→ **WHAT IS REQUIRED**
Give only the number of lines in these records that contain the word "matplotlib".

→ **MATERIAL**

__________

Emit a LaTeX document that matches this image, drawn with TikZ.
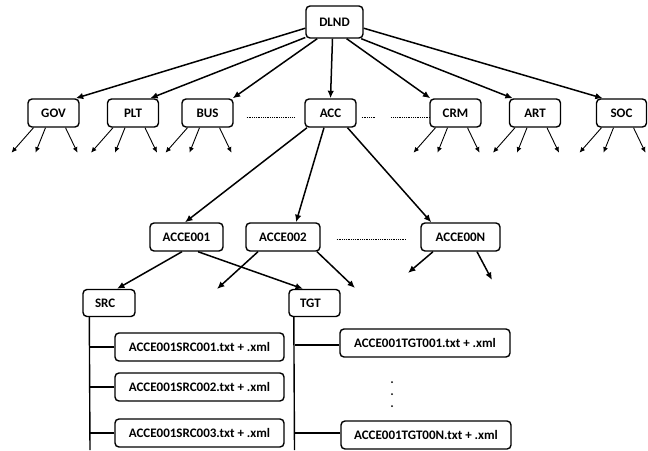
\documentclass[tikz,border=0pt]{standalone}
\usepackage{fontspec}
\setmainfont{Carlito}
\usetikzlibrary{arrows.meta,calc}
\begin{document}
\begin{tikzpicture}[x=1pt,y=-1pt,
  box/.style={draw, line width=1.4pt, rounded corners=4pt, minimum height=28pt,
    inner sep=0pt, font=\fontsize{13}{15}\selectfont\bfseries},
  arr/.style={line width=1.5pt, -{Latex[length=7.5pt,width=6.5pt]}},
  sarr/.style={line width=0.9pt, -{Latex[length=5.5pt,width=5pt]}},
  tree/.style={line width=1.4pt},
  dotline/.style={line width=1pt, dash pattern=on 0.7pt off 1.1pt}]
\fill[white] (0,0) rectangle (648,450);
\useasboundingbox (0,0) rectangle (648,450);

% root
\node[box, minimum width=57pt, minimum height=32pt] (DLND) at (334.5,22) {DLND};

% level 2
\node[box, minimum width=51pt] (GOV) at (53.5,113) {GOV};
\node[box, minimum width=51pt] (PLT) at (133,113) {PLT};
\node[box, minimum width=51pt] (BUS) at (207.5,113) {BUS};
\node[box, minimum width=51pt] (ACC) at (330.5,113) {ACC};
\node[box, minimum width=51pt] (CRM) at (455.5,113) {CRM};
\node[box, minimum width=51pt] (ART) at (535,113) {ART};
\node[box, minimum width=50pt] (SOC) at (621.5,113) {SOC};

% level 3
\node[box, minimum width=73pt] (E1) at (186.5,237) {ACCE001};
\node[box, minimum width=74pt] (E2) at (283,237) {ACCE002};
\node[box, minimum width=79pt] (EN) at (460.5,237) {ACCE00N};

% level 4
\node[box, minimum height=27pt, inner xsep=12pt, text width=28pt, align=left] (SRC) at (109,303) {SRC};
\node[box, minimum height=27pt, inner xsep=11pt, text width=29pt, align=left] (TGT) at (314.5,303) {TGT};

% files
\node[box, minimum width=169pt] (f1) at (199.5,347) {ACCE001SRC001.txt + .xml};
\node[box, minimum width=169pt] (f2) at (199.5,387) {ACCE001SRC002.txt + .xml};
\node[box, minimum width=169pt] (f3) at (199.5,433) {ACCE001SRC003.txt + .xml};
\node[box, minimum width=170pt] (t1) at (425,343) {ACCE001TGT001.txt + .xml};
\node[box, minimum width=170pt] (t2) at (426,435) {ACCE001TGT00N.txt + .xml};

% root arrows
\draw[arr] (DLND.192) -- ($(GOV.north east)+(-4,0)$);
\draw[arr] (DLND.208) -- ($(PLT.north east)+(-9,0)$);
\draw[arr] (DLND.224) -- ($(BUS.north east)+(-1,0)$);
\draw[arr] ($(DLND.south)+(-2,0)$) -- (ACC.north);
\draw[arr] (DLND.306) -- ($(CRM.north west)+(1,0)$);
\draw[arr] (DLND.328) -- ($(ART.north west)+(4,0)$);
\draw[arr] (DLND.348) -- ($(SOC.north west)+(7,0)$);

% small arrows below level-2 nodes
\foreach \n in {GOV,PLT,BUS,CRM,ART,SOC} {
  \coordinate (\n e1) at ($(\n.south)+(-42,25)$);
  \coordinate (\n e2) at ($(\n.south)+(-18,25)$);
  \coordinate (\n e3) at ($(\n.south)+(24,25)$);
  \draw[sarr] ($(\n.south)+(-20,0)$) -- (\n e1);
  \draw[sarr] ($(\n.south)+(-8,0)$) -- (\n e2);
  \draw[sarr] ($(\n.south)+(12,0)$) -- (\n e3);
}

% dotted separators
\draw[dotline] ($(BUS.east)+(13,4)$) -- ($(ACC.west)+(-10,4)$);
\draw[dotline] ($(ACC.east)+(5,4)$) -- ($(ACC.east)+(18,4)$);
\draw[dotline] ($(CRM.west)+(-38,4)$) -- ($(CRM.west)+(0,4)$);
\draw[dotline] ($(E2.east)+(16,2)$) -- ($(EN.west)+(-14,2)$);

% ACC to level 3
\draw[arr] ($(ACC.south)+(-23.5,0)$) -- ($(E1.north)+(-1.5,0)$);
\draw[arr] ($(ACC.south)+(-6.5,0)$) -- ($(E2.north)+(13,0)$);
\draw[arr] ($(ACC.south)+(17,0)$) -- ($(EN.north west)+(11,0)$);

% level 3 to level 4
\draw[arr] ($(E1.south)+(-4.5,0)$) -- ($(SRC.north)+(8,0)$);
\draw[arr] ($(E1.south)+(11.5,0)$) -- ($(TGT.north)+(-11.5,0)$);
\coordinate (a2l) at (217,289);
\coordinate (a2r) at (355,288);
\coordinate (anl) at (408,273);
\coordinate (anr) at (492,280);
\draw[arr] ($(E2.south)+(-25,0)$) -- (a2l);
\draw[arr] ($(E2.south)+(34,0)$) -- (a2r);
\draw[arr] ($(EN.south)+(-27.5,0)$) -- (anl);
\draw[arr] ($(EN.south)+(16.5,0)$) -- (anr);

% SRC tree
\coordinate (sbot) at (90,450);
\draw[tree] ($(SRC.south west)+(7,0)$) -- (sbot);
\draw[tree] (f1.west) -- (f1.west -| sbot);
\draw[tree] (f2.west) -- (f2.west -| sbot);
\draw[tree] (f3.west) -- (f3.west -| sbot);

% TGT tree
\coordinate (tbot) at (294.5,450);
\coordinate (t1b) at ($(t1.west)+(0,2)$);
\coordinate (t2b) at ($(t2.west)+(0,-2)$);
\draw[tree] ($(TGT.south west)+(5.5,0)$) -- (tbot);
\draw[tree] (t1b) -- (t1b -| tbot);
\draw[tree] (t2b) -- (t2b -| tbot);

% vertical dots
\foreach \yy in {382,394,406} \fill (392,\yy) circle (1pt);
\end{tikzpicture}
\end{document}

__________

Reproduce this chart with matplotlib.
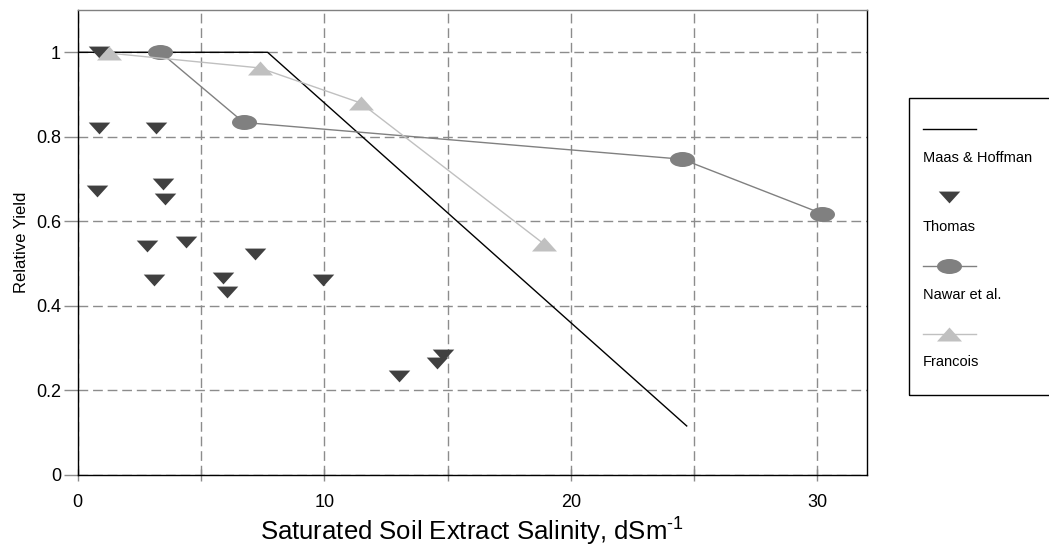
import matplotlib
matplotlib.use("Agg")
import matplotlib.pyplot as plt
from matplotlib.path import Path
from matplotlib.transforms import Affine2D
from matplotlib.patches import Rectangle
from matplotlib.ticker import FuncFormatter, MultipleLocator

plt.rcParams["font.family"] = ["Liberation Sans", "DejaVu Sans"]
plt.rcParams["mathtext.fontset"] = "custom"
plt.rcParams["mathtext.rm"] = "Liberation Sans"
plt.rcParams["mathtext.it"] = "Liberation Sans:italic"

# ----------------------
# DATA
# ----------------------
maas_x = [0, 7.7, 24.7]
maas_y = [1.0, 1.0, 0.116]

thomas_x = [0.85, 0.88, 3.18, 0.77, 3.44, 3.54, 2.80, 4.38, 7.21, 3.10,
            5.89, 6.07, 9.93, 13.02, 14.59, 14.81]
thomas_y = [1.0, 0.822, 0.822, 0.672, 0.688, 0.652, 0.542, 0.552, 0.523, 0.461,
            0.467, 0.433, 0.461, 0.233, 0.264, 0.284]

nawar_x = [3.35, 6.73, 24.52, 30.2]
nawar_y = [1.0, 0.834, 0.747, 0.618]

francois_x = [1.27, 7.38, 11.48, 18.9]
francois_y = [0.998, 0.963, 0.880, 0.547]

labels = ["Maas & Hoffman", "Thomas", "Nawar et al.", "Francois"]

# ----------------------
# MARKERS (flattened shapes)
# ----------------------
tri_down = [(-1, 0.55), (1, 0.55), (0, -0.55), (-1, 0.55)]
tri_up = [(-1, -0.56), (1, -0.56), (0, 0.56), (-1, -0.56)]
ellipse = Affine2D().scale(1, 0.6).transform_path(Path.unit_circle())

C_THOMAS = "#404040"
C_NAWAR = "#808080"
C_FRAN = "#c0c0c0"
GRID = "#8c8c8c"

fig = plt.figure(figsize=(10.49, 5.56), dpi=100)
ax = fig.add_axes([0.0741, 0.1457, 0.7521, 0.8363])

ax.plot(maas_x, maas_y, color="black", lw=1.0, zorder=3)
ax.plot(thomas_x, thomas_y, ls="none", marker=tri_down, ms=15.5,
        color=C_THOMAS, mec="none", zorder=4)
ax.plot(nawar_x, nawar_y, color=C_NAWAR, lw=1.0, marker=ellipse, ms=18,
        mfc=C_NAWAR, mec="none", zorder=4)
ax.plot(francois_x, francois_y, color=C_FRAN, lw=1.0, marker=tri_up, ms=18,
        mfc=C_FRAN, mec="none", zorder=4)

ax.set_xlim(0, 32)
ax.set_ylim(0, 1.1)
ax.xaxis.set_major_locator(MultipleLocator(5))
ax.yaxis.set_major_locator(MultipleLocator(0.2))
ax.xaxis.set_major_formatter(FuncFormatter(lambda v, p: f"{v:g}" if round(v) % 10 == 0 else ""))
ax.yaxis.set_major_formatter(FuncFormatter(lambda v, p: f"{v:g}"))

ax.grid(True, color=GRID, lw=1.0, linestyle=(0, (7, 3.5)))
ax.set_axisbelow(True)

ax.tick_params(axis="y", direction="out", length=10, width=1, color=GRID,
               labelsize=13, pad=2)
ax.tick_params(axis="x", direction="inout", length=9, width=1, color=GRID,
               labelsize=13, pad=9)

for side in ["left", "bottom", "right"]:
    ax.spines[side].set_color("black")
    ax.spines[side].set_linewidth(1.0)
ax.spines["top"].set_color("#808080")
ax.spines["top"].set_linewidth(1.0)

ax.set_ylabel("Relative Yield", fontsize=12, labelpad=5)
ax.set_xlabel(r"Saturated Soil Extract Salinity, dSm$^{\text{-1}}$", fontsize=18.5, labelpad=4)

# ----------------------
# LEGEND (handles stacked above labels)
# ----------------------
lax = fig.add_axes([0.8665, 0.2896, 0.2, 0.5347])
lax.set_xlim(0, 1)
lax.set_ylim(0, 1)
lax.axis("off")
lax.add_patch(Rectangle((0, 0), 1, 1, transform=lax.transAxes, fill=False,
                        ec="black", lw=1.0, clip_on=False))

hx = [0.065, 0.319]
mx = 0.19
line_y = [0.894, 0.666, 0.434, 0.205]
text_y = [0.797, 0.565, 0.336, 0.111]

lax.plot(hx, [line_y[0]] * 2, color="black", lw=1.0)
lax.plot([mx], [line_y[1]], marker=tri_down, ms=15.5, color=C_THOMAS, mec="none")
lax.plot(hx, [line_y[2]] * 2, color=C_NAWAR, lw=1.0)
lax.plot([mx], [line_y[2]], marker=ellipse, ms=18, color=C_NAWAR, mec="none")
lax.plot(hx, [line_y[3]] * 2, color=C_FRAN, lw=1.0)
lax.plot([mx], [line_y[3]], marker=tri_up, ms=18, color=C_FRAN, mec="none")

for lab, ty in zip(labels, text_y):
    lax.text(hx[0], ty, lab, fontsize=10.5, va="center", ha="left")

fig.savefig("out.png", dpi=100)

__________

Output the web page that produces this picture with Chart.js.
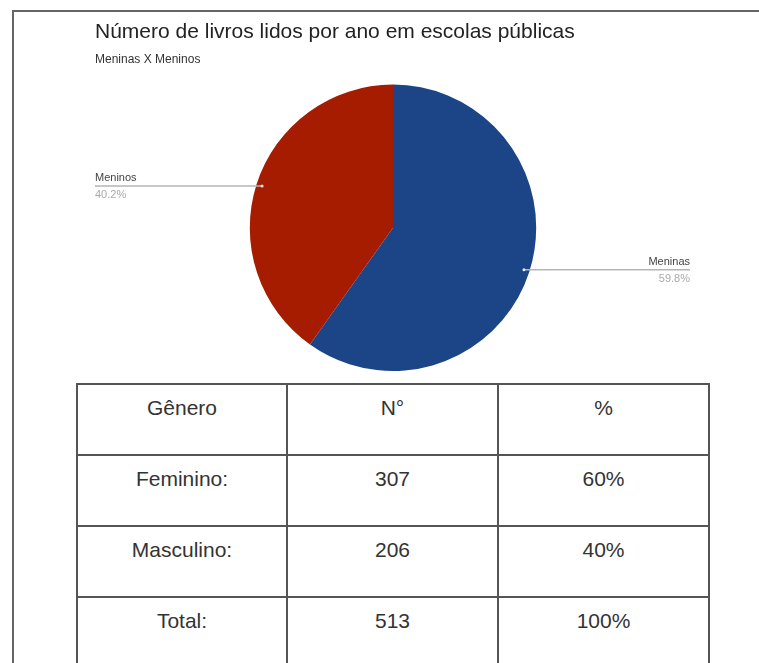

__________

→ **SOLUTION TO THE EXERCISE**
8